G: So that metaphor will, with any luck, carry over, so that we can have this piece of the Chama but talk about it at greater scope anywhere we go, because it’s really an issue all over the place…That Marc has this perspective coming from Nova Scotia and coming to New Mexico [is] so awesome, and to have this dynamic between the two of us, because I think without that I’d be so limited because I understand the place the way that I grew up there. Habits form, and he doesn’t have those, so it pushes me and I hope that’s mutual, that there’s this push-pull of ideas.

M: And even in the way we think—we think differently, and that definitely helps [us] kind of…feed off each other.

G: A balance of tension.

M: Yeah, exactly.

Illustration of a bend in the Chama River by Galen Hecht ’16.Illustration of a bend in the Chama River by Galen Hecht ’16.

How does this relate to what you’ve been studying so far/want to study?

G: It’s like all these threads that I’ve been fortunate to experience at COA, I’m trying to braid them together into this thing—all these branches are flowing together. I’ve done a lot of literature studies here, a little bit of anthropological stuff, some performing arts, some science as well, and some craft work. I think that all of those ways of knowing have structured this sensibility and way of thinking that I want to apply in a setting that’s not purely academic, in school, or theoretical in its essence, that’s actually interaction, and collaborative.

I did some filmmaking this year and it is an awesome and obvious medium to work with because it requires human interaction, it’s like crafting or collaging with story and images together. It enables a way of communicating in a dialogue that can spread on a wide scale, and can maybe have some reach that other projects might not. So that was all in mind as the project was coming together. So it’s really this confluence of ideas and practices from the last years that are coming together. 

As for the future, I applied for a Watson Fellowship to do a very similar project in various parts of the world. It’s called Poetic Cartography, which is the practice of doing this—of creating a poetic of space and place in whatever medium it may be.

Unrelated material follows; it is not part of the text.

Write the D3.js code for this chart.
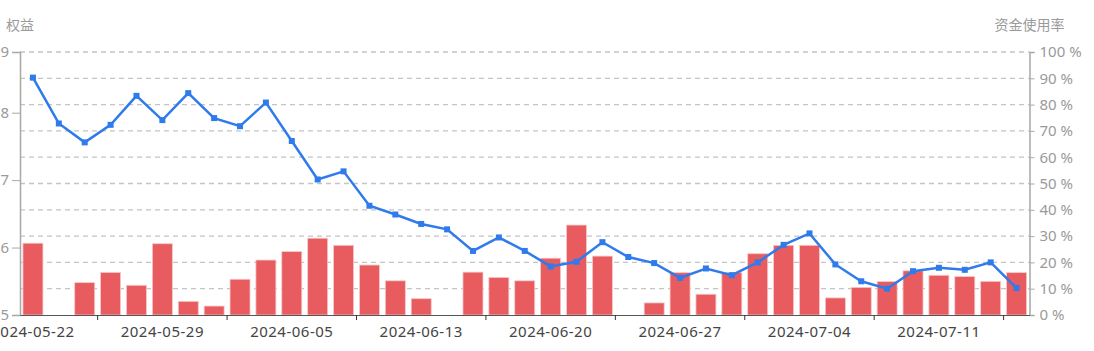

M: As for me, I think a lot of my focus has been around how humans construct themselves in their environments. I’ve done a lot of anthropology and sociocultural theory, looking at certain categories of difference, how they came about, and who they serve. I’ve done some law as well, which is useful here. Useful for the larger theories and ideas, and also because I had a lot to learn about how the US political system and philosophies work. I think I’ve been living very much in theory here, and this [project] for me is a way to bring that theory to a reality, on some level, and to start to…dig into the social spaces more in a particular region. The ideas that have allowed me to think of landscapes in that way have come from the classes here.